**Stated problem**
Everything from the first line down to the line containing "minimum width=3.12cm, minimum" is to be retyped exactly, both ends included, with pictures left out.

**Supplied data**
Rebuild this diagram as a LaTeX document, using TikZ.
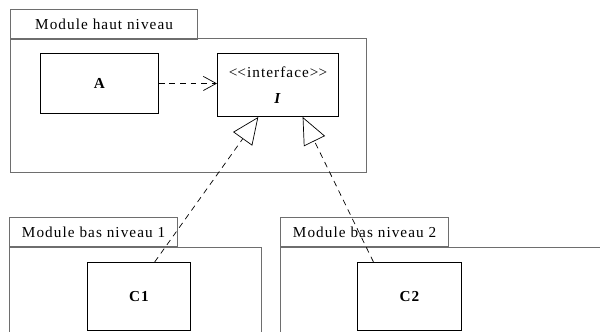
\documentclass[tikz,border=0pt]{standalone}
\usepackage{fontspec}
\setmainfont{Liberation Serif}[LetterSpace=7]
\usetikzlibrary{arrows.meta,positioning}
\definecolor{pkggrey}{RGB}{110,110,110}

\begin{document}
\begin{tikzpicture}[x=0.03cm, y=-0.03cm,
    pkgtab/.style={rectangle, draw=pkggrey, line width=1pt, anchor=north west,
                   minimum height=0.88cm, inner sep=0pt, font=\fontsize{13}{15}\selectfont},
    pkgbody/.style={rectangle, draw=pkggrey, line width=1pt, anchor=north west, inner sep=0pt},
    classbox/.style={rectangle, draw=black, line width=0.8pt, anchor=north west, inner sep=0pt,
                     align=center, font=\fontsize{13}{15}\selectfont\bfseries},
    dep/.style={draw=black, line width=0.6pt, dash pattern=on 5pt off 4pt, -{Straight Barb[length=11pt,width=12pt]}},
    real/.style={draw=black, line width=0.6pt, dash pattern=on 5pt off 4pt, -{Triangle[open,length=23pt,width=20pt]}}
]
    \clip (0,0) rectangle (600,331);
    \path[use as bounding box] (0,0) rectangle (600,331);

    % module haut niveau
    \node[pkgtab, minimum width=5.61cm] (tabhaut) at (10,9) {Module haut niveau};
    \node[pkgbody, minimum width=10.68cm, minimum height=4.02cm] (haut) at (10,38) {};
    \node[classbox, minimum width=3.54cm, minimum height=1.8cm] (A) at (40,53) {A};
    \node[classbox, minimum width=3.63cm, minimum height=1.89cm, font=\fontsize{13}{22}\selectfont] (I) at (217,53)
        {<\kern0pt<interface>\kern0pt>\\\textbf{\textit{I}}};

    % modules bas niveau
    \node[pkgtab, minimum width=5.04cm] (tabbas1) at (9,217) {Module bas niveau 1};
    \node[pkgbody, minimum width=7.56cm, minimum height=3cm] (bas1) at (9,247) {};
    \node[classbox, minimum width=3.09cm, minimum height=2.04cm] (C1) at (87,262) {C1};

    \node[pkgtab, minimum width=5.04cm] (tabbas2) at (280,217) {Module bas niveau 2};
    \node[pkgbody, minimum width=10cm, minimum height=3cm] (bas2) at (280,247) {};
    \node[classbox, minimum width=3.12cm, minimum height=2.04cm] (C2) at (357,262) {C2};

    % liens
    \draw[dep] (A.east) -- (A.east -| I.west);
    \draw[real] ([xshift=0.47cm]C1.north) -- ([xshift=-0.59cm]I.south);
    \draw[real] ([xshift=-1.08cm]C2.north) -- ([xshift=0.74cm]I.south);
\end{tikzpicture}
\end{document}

**Expected answer**
Rebuild this diagram as a LaTeX document, using TikZ.
\documentclass[tikz,border=0pt]{standalone}
\usepackage{fontspec}
\setmainfont{Liberation Serif}[LetterSpace=7]
\usetikzlibrary{arrows.meta,positioning}
\definecolor{pkggrey}{RGB}{110,110,110}

\begin{document}
\begin{tikzpicture}[x=0.03cm, y=-0.03cm,
    pkgtab/.style={rectangle, draw=pkggrey, line width=1pt, anchor=north west,
                   minimum height=0.88cm, inner sep=0pt, font=\fontsize{13}{15}\selectfont},
    pkgbody/.style={rectangle, draw=pkggrey, line width=1pt, anchor=north west, inner sep=0pt},
    classbox/.style={rectangle, draw=black, line width=0.8pt, anchor=north west, inner sep=0pt,
                     align=center, font=\fontsize{13}{15}\selectfont\bfseries},
    dep/.style={draw=black, line width=0.6pt, dash pattern=on 5pt off 4pt, -{Straight Barb[length=11pt,width=12pt]}},
    real/.style={draw=black, line width=0.6pt, dash pattern=on 5pt off 4pt, -{Triangle[open,length=23pt,width=20pt]}}
]
    \clip (0,0) rectangle (600,331);
    \path[use as bounding box] (0,0) rectangle (600,331);

    % module haut niveau
    \node[pkgtab, minimum width=5.61cm] (tabhaut) at (10,9) {Module haut niveau};
    \node[pkgbody, minimum width=10.68cm, minimum height=4.02cm] (haut) at (10,38) {};
    \node[classbox, minimum width=3.54cm, minimum height=1.8cm] (A) at (40,53) {A};
    \node[classbox, minimum width=3.63cm, minimum height=1.89cm, font=\fontsize{13}{22}\selectfont] (I) at (217,53)
        {<\kern0pt<interface>\kern0pt>\\\textbf{\textit{I}}};

    % modules bas niveau
    \node[pkgtab, minimum width=5.04cm] (tabbas1) at (9,217) {Module bas niveau 1};
    \node[pkgbody, minimum width=7.56cm, minimum height=3cm] (bas1) at (9,247) {};
    \node[classbox, minimum width=3.09cm, minimum height=2.04cm] (C1) at (87,262) {C1};

    \node[pkgtab, minimum width=5.04cm] (tabbas2) at (280,217) {Module bas niveau 2};
    \node[pkgbody, minimum width=10cm, minimum height=3cm] (bas2) at (280,247) {};
    \node[classbox, minimum width=3.12cm, minimum height=2.04cm] (C2) at (357,262) {C2};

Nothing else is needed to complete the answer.